● **Collected material**
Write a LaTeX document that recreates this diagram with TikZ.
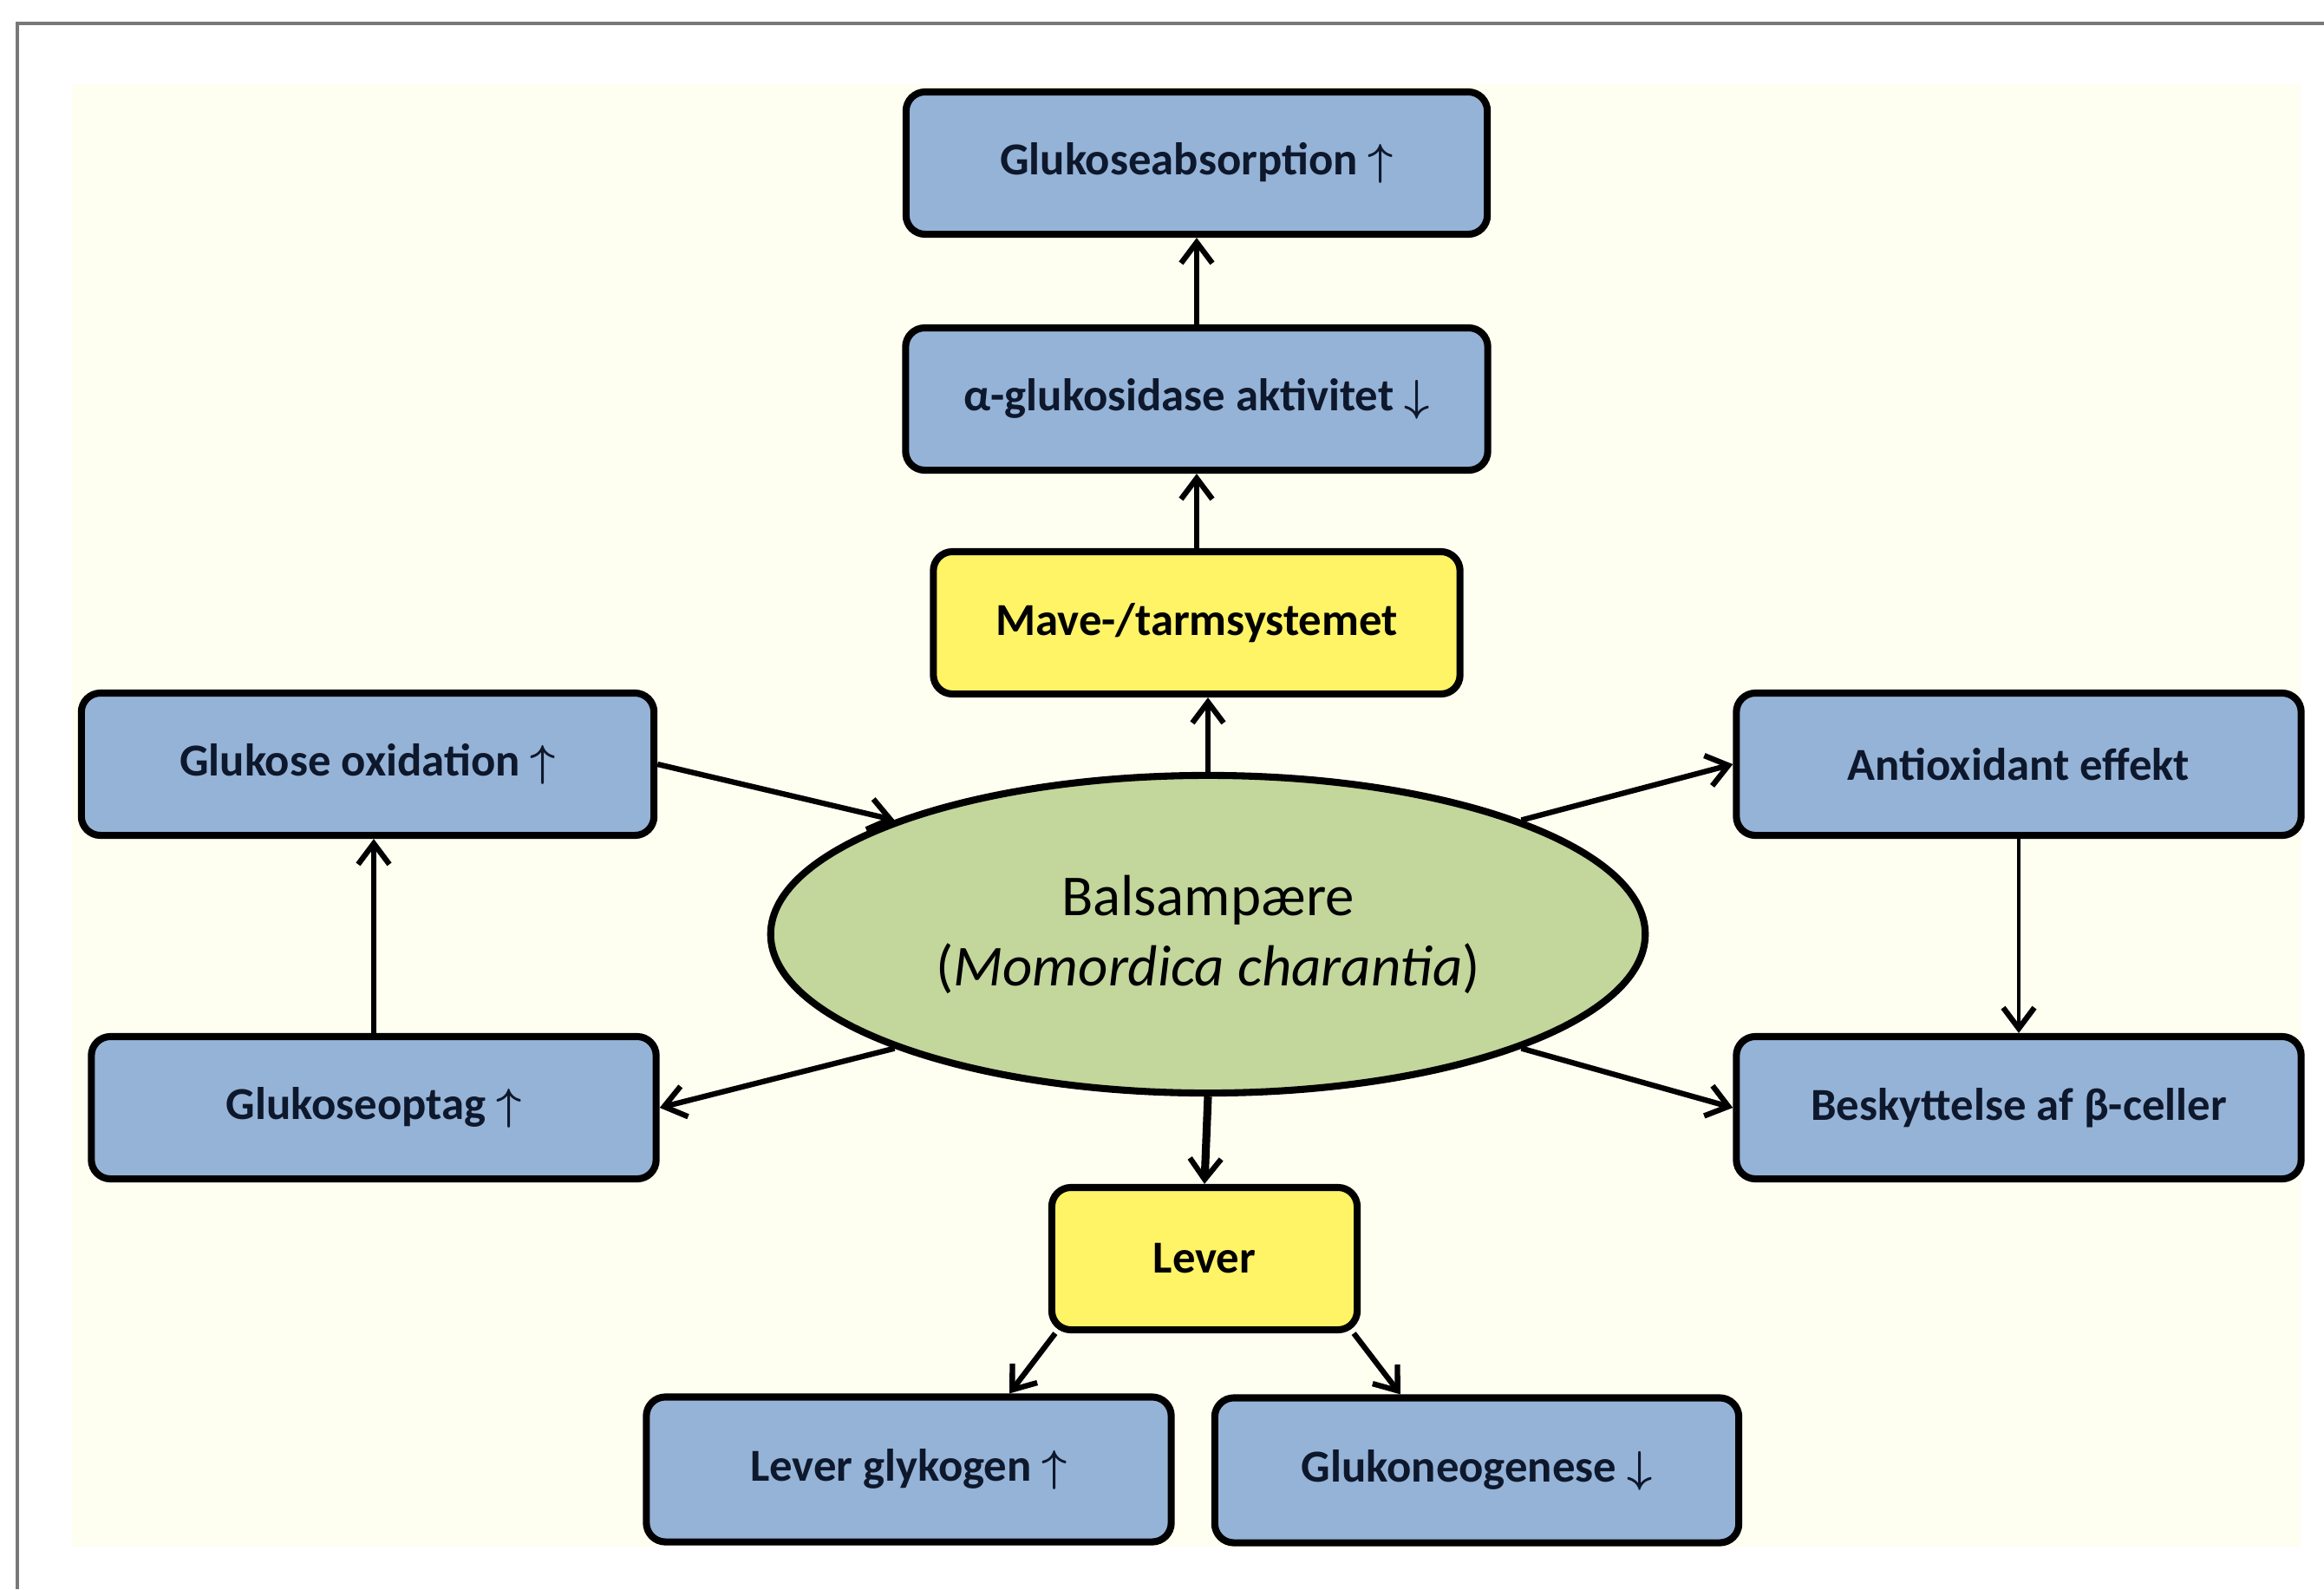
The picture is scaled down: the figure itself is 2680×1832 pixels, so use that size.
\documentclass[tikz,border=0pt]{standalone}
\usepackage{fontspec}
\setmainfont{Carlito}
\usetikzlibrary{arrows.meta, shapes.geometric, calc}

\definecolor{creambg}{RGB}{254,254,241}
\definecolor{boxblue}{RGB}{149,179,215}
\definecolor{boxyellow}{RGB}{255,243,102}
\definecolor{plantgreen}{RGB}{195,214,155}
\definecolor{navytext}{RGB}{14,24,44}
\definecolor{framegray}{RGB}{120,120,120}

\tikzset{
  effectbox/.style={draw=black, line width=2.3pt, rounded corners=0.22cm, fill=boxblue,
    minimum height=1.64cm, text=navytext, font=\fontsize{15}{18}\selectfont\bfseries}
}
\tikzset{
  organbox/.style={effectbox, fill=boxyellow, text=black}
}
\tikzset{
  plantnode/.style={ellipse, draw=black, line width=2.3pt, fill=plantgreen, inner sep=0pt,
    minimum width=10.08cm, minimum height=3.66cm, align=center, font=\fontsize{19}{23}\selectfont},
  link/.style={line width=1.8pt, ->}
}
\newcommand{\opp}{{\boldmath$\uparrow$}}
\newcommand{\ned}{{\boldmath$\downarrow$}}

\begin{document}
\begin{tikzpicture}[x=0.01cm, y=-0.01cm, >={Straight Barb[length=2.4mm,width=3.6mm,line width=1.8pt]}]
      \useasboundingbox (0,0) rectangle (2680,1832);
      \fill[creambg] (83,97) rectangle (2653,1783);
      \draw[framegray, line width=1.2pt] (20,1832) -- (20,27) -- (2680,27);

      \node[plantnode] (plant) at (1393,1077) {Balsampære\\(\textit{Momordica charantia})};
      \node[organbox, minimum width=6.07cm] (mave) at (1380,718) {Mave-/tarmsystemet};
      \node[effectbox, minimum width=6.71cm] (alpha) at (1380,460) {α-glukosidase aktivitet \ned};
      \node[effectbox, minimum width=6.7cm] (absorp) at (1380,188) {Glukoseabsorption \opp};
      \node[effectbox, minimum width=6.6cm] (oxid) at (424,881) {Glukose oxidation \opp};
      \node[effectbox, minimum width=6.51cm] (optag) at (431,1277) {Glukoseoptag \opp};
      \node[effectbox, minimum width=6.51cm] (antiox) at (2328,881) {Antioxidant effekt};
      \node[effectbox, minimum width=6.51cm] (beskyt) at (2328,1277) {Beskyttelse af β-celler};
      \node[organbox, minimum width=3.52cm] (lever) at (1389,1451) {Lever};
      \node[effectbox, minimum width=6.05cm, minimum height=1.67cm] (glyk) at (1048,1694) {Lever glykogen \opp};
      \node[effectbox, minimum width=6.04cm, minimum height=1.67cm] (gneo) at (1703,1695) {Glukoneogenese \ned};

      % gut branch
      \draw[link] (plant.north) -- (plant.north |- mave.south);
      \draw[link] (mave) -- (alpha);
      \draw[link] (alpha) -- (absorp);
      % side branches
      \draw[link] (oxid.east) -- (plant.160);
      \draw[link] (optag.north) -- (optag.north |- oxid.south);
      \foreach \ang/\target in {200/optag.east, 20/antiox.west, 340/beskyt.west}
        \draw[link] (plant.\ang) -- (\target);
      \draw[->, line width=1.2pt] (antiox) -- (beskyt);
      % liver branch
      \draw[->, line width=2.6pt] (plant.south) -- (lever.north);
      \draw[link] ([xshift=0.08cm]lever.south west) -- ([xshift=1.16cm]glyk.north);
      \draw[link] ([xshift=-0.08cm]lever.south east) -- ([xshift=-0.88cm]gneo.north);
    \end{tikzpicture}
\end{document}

● **Short task**
Without the pictures, return the listing above from its first line through the line that has "(20,27) -- (2680,27);".

● **Full solution**
Write a LaTeX document that recreates this diagram with TikZ.
The picture is scaled down: the figure itself is 2680×1832 pixels, so use that size.
\documentclass[tikz,border=0pt]{standalone}
\usepackage{fontspec}
\setmainfont{Carlito}
\usetikzlibrary{arrows.meta, shapes.geometric, calc}

\definecolor{creambg}{RGB}{254,254,241}
\definecolor{boxblue}{RGB}{149,179,215}
\definecolor{boxyellow}{RGB}{255,243,102}
\definecolor{plantgreen}{RGB}{195,214,155}
\definecolor{navytext}{RGB}{14,24,44}
\definecolor{framegray}{RGB}{120,120,120}

\tikzset{
  effectbox/.style={draw=black, line width=2.3pt, rounded corners=0.22cm, fill=boxblue,
    minimum height=1.64cm, text=navytext, font=\fontsize{15}{18}\selectfont\bfseries}
}
\tikzset{
  organbox/.style={effectbox, fill=boxyellow, text=black}
}
\tikzset{
  plantnode/.style={ellipse, draw=black, line width=2.3pt, fill=plantgreen, inner sep=0pt,
    minimum width=10.08cm, minimum height=3.66cm, align=center, font=\fontsize{19}{23}\selectfont},
  link/.style={line width=1.8pt, ->}
}
\newcommand{\opp}{{\boldmath$\uparrow$}}
\newcommand{\ned}{{\boldmath$\downarrow$}}

\begin{document}
\begin{tikzpicture}[x=0.01cm, y=-0.01cm, >={Straight Barb[length=2.4mm,width=3.6mm,line width=1.8pt]}]
      \useasboundingbox (0,0) rectangle (2680,1832);
      \fill[creambg] (83,97) rectangle (2653,1783);
      \draw[framegray, line width=1.2pt] (20,1832) -- (20,27) -- (2680,27);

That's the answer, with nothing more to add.